> _Instruction_:
Exclude the pictures and return every line exactly as written.
-------------------------
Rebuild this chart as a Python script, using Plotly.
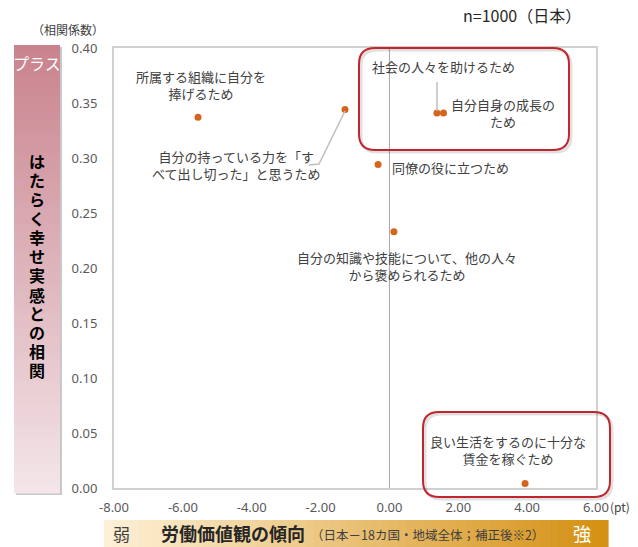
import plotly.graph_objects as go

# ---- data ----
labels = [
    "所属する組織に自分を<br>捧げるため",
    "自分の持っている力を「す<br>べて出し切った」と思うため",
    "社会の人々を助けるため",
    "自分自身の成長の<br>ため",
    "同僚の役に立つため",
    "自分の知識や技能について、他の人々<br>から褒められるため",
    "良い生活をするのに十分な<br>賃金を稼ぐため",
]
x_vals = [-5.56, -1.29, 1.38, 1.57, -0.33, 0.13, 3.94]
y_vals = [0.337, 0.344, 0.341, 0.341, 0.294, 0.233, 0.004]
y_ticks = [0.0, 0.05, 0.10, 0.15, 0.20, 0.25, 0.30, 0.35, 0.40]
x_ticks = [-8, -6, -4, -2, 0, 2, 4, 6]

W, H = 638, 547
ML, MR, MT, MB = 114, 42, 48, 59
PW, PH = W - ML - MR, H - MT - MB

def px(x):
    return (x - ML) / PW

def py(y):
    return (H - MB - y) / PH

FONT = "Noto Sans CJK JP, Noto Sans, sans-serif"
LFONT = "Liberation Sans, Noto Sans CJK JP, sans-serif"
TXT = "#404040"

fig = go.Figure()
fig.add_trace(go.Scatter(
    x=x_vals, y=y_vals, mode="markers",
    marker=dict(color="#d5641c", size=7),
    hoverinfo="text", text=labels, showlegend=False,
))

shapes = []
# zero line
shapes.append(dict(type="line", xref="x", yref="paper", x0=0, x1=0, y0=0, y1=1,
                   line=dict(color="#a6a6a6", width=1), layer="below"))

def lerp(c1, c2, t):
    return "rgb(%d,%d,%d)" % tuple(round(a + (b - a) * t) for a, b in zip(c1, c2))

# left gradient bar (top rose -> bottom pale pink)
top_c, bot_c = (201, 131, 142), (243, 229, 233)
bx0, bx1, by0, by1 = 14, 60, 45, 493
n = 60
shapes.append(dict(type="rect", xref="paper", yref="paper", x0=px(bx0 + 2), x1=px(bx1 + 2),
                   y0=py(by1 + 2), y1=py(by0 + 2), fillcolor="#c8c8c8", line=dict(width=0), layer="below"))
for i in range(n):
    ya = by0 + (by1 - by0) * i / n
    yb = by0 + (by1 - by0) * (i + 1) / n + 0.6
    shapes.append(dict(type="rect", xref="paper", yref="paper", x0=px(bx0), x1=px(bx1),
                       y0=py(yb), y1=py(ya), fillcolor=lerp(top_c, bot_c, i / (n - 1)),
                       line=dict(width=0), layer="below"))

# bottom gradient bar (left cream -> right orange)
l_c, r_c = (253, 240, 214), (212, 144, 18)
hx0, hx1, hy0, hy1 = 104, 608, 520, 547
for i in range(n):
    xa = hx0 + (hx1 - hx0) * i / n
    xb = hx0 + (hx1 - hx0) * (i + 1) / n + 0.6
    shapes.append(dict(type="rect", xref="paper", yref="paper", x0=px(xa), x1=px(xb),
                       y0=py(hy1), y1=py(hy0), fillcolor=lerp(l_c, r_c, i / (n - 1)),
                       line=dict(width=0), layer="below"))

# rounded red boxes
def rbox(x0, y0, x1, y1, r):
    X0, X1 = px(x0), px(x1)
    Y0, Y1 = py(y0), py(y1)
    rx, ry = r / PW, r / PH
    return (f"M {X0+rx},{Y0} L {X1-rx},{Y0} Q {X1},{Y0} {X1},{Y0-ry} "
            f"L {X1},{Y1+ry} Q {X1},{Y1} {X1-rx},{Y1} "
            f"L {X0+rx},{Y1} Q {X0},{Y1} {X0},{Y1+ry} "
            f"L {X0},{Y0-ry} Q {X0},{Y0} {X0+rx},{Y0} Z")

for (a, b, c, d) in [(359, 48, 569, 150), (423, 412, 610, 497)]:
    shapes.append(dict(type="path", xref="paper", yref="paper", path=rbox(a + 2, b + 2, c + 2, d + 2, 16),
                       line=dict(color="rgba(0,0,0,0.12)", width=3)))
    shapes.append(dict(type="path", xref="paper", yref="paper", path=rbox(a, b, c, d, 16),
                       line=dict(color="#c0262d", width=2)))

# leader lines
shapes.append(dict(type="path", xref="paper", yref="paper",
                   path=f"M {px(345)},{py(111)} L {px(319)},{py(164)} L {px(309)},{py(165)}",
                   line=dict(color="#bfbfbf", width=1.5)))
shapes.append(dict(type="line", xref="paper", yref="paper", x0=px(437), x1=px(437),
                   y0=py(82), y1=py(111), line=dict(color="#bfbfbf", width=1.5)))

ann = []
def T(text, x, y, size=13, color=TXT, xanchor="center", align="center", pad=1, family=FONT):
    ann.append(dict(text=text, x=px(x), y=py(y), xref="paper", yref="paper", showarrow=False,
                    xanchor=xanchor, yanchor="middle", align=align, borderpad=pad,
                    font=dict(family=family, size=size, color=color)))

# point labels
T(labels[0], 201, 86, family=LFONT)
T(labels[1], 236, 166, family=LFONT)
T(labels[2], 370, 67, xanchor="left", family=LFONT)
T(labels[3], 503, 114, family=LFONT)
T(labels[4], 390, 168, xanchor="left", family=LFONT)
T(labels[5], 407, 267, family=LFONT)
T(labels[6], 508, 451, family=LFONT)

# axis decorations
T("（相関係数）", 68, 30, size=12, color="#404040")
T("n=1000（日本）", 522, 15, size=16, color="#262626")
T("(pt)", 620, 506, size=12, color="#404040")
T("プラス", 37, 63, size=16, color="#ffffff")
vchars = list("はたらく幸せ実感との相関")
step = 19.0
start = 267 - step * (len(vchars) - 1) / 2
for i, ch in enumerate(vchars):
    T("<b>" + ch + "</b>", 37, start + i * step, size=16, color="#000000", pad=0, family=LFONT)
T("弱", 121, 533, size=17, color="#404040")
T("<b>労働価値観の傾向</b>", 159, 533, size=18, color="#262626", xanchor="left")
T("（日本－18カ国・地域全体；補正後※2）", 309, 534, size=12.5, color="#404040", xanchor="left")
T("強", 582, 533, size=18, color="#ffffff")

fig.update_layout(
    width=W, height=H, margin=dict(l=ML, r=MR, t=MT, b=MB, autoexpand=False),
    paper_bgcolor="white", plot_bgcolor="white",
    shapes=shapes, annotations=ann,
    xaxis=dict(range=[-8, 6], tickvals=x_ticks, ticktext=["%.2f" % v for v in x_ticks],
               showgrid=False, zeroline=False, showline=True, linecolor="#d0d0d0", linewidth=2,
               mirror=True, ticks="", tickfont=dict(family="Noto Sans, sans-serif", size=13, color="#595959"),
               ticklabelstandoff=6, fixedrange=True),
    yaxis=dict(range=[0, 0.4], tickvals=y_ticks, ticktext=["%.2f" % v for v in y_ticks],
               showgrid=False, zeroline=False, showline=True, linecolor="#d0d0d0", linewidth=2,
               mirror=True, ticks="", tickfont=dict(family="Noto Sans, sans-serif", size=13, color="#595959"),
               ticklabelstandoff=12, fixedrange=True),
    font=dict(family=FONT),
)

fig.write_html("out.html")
-------------------------
> _Response for this exercise_:
Rebuild this chart as a Python script, using Plotly.
import plotly.graph_objects as go

# ---- data ----
labels = [
    "所属する組織に自分を<br>捧げるため",
    "自分の持っている力を「す<br>べて出し切った」と思うため",
    "社会の人々を助けるため",
    "自分自身の成長の<br>ため",
    "同僚の役に立つため",
    "自分の知識や技能について、他の人々<br>から褒められるため",
    "良い生活をするのに十分な<br>賃金を稼ぐため",
]
x_vals = [-5.56, -1.29, 1.38, 1.57, -0.33, 0.13, 3.94]
y_vals = [0.337, 0.344, 0.341, 0.341, 0.294, 0.233, 0.004]
y_ticks = [0.0, 0.05, 0.10, 0.15, 0.20, 0.25, 0.30, 0.35, 0.40]
x_ticks = [-8, -6, -4, -2, 0, 2, 4, 6]

W, H = 638, 547
ML, MR, MT, MB = 114, 42, 48, 59
PW, PH = W - ML - MR, H - MT - MB

def px(x):
    return (x - ML) / PW

def py(y):
    return (H - MB - y) / PH

FONT = "Noto Sans CJK JP, Noto Sans, sans-serif"
LFONT = "Liberation Sans, Noto Sans CJK JP, sans-serif"
TXT = "#404040"

fig = go.Figure()
fig.add_trace(go.Scatter(
    x=x_vals, y=y_vals, mode="markers",
    marker=dict(color="#d5641c", size=7),
    hoverinfo="text", text=labels, showlegend=False,
))

shapes = []
# zero line
shapes.append(dict(type="line", xref="x", yref="paper", x0=0, x1=0, y0=0, y1=1,
                   line=dict(color="#a6a6a6", width=1), layer="below"))

def lerp(c1, c2, t):
    return "rgb(%d,%d,%d)" % tuple(round(a + (b - a) * t) for a, b in zip(c1, c2))

# left gradient bar (top rose -> bottom pale pink)
top_c, bot_c = (201, 131, 142), (243, 229, 233)
bx0, bx1, by0, by1 = 14, 60, 45, 493
n = 60
shapes.append(dict(type="rect", xref="paper", yref="paper", x0=px(bx0 + 2), x1=px(bx1 + 2),
                   y0=py(by1 + 2), y1=py(by0 + 2), fillcolor="#c8c8c8", line=dict(width=0), layer="below"))
for i in range(n):
    ya = by0 + (by1 - by0) * i / n
    yb = by0 + (by1 - by0) * (i + 1) / n + 0.6
    shapes.append(dict(type="rect", xref="paper", yref="paper", x0=px(bx0), x1=px(bx1),
                       y0=py(yb), y1=py(ya), fillcolor=lerp(top_c, bot_c, i / (n - 1)),
                       line=dict(width=0), layer="below"))

# bottom gradient bar (left cream -> right orange)
l_c, r_c = (253, 240, 214), (212, 144, 18)
hx0, hx1, hy0, hy1 = 104, 608, 520, 547
for i in range(n):
    xa = hx0 + (hx1 - hx0) * i / n
    xb = hx0 + (hx1 - hx0) * (i + 1) / n + 0.6
    shapes.append(dict(type="rect", xref="paper", yref="paper", x0=px(xa), x1=px(xb),
                       y0=py(hy1), y1=py(hy0), fillcolor=lerp(l_c, r_c, i / (n - 1)),
                       line=dict(width=0), layer="below"))

# rounded red boxes
def rbox(x0, y0, x1, y1, r):
    X0, X1 = px(x0), px(x1)
    Y0, Y1 = py(y0), py(y1)
    rx, ry = r / PW, r / PH
    return (f"M {X0+rx},{Y0} L {X1-rx},{Y0} Q {X1},{Y0} {X1},{Y0-ry} "
            f"L {X1},{Y1+ry} Q {X1},{Y1} {X1-rx},{Y1} "
            f"L {X0+rx},{Y1} Q {X0},{Y1} {X0},{Y1+ry} "
            f"L {X0},{Y0-ry} Q {X0},{Y0} {X0+rx},{Y0} Z")

for (a, b, c, d) in [(359, 48, 569, 150), (423, 412, 610, 497)]:
    shapes.append(dict(type="path", xref="paper", yref="paper", path=rbox(a + 2, b + 2, c + 2, d + 2, 16),
                       line=dict(color="rgba(0,0,0,0.12)", width=3)))
    shapes.append(dict(type="path", xref="paper", yref="paper", path=rbox(a, b, c, d, 16),
                       line=dict(color="#c0262d", width=2)))

# leader lines
shapes.append(dict(type="path", xref="paper", yref="paper",
                   path=f"M {px(345)},{py(111)} L {px(319)},{py(164)} L {px(309)},{py(165)}",
                   line=dict(color="#bfbfbf", width=1.5)))
shapes.append(dict(type="line", xref="paper", yref="paper", x0=px(437), x1=px(437),
                   y0=py(82), y1=py(111), line=dict(color="#bfbfbf", width=1.5)))

ann = []
def T(text, x, y, size=13, color=TXT, xanchor="center", align="center", pad=1, family=FONT):
    ann.append(dict(text=text, x=px(x), y=py(y), xref="paper", yref="paper", showarrow=False,
                    xanchor=xanchor, yanchor="middle", align=align, borderpad=pad,
                    font=dict(family=family, size=size, color=color)))

# point labels
T(labels[0], 201, 86, family=LFONT)
T(labels[1], 236, 166, family=LFONT)
T(labels[2], 370, 67, xanchor="left", family=LFONT)
T(labels[3], 503, 114, family=LFONT)
T(labels[4], 390, 168, xanchor="left", family=LFONT)
T(labels[5], 407, 267, family=LFONT)
T(labels[6], 508, 451, family=LFONT)

# axis decorations
T("（相関係数）", 68, 30, size=12, color="#404040")
T("n=1000（日本）", 522, 15, size=16, color="#262626")
T("(pt)", 620, 506, size=12, color="#404040")
T("プラス", 37, 63, size=16, color="#ffffff")
vchars = list("はたらく幸せ実感との相関")
step = 19.0
start = 267 - step * (len(vchars) - 1) / 2
for i, ch in enumerate(vchars):
    T("<b>" + ch + "</b>", 37, start + i * step, size=16, color="#000000", pad=0, family=LFONT)
T("弱", 121, 533, size=17, color="#404040")
T("<b>労働価値観の傾向</b>", 159, 533, size=18, color="#262626", xanchor="left")
T("（日本－18カ国・地域全体；補正後※2）", 309, 534, size=12.5, color="#404040", xanchor="left")
T("強", 582, 533, size=18, color="#ffffff")

fig.update_layout(
    width=W, height=H, margin=dict(l=ML, r=MR, t=MT, b=MB, autoexpand=False),
    paper_bgcolor="white", plot_bgcolor="white",
    shapes=shapes, annotations=ann,
    xaxis=dict(range=[-8, 6], tickvals=x_ticks, ticktext=["%.2f" % v for v in x_ticks],
               showgrid=False, zeroline=False, showline=True, linecolor="#d0d0d0", linewidth=2,
               mirror=True, ticks="", tickfont=dict(family="Noto Sans, sans-serif", size=13, color="#595959"),
               ticklabelstandoff=6, fixedrange=True),
    yaxis=dict(range=[0, 0.4], tickvals=y_ticks, ticktext=["%.2f" % v for v in y_ticks],
               showgrid=False, zeroline=False, showline=True, linecolor="#d0d0d0", linewidth=2,
               mirror=True, ticks="", tickfont=dict(family="Noto Sans, sans-serif", size=13, color="#595959"),
               ticklabelstandoff=12, fixedrange=True),
    font=dict(family=FONT),
)

fig.write_html("out.html")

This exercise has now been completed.